# [Exercise instructions]
Write out, word for word, every line from the first one through the line that holds "fig.patch.set_facecolor('white')", and nothing else; skip the pictures.

======== Recorded data

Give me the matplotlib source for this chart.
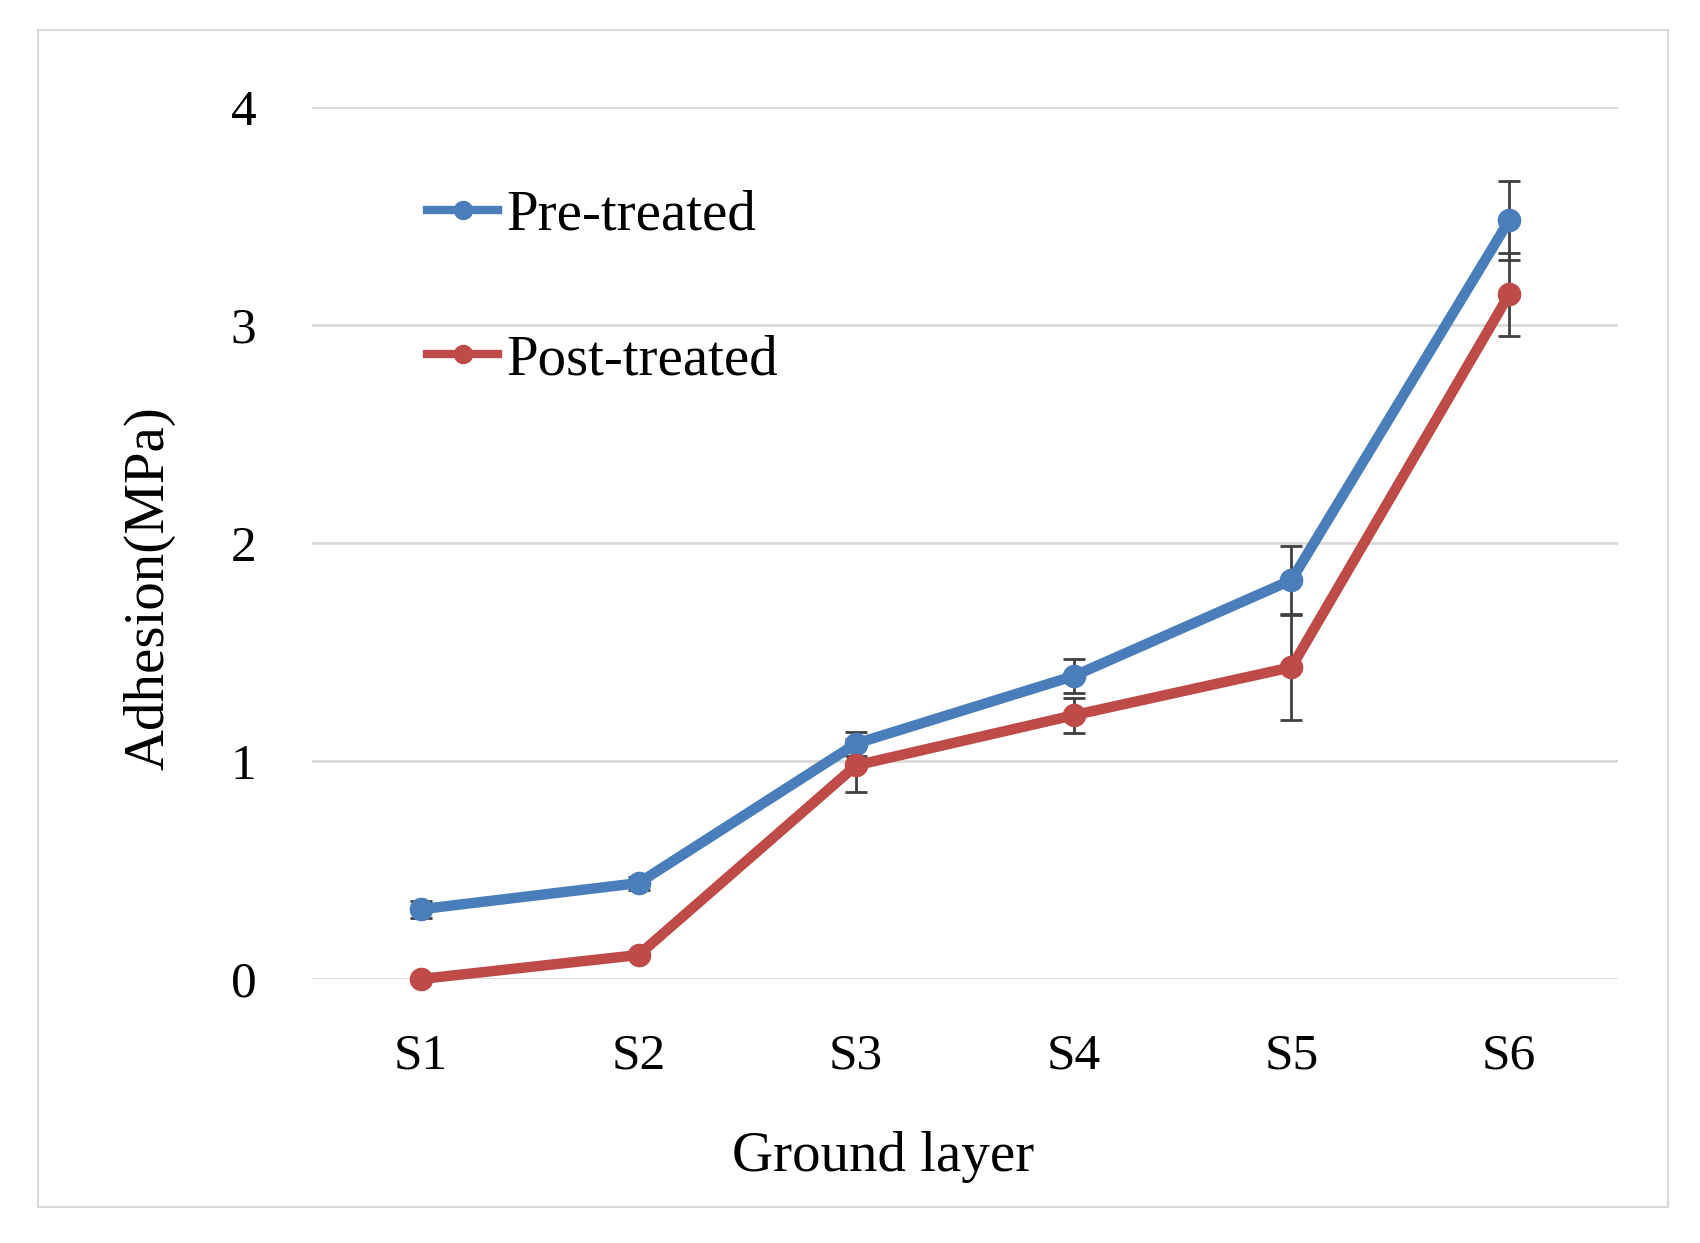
import matplotlib
matplotlib.use("Agg")
import matplotlib.pyplot as plt
from matplotlib.patches import Rectangle
from matplotlib.lines import Line2D

categories = ["S1", "S2", "S3", "S4", "S5", "S6"]
pre_vals = [0.32, 0.44, 1.08, 1.39, 1.83, 3.48]
pre_err = [0.04, 0.03, 0.055, 0.08, 0.155, 0.18]
post_vals = [0.00, 0.11, 0.98, 1.21, 1.43, 3.14]
post_err = [0.0, 0.0, 0.12, 0.08, 0.24, 0.19]
yticks = [0, 1, 2, 3, 4]

plt.rcParams['font.family'] = ['Liberation Serif', 'DejaVu Serif']

W, H = 1700, 1243
fig = plt.figure(figsize=(W / 100, H / 100), dpi=100)
fig.patch.set_facecolor('white')

fig.patches.append(Rectangle((38 / W, 1 - 1207 / H), (1668 - 38) / W, (1207 - 30) / H,
                             transform=fig.transFigure, fill=False,
                             edgecolor='#D9D9D9', linewidth=1.5))

ax = fig.add_axes([312 / W, 1 - 979 / H, (1618 - 312) / W, (979 - 107) / H])
x = list(range(len(categories)))

blue = '#4A7EBB'
red = '#BE4B48'

ax.errorbar(x, pre_vals, yerr=pre_err, color=blue, lw=7.5, marker='o', ms=16,
            ecolor='#404040', elinewidth=2, capsize=8, capthick=2,
            clip_on=False, zorder=3)
ax.errorbar(x, post_vals, yerr=post_err, color=red, lw=7.5, marker='o', ms=16,
            ecolor='#404040', elinewidth=2, capsize=8, capthick=2,
            clip_on=False, zorder=3)

ax.set_xlim(-0.5, 5.5)
ax.set_ylim(0, 4)
ax.set_yticks(yticks)
ax.set_yticklabels([str(v) for v in yticks])
ax.set_xticks(x)
ax.set_xticklabels(categories)
ax.grid(axis='y', color='#D9D9D9', lw=2)
ax.set_axisbelow(True)
for s in ax.spines.values():
    s.set_visible(False)
ax.tick_params(axis='both', length=0, labelsize=37, colors='black')
ax.tick_params(axis='y', pad=40)
ax.tick_params(axis='x', pad=39)

fig.text(883 / W, 1 - 1157 / H, 'Ground layer', ha='center', va='center', fontsize=41)
fig.text(149 / W, 1 - 588 / H, 'Adhesion(MPa)', ha='center', va='center', fontsize=41,
         rotation=90)

handles = [Line2D([], [], color=blue, lw=6, marker='o', ms=13),
           Line2D([], [], color=red, lw=6, marker='o', ms=13)]
leg = ax.legend(handles, ['Pre-treated', 'Post-treated'], loc='upper left',
                bbox_to_anchor=(0.088, 0.905), frameon=False,
                fontsize=41, handlelength=1.25, handletextpad=0.15, labelspacing=1.62,
                borderaxespad=0, borderpad=0)

fig.savefig('out.png', dpi=100)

================

# [Correct response]
Give me the matplotlib source for this chart.
import matplotlib
matplotlib.use("Agg")
import matplotlib.pyplot as plt
from matplotlib.patches import Rectangle
from matplotlib.lines import Line2D

categories = ["S1", "S2", "S3", "S4", "S5", "S6"]
pre_vals = [0.32, 0.44, 1.08, 1.39, 1.83, 3.48]
pre_err = [0.04, 0.03, 0.055, 0.08, 0.155, 0.18]
post_vals = [0.00, 0.11, 0.98, 1.21, 1.43, 3.14]
post_err = [0.0, 0.0, 0.12, 0.08, 0.24, 0.19]
yticks = [0, 1, 2, 3, 4]

plt.rcParams['font.family'] = ['Liberation Serif', 'DejaVu Serif']

W, H = 1700, 1243
fig = plt.figure(figsize=(W / 100, H / 100), dpi=100)
fig.patch.set_facecolor('white')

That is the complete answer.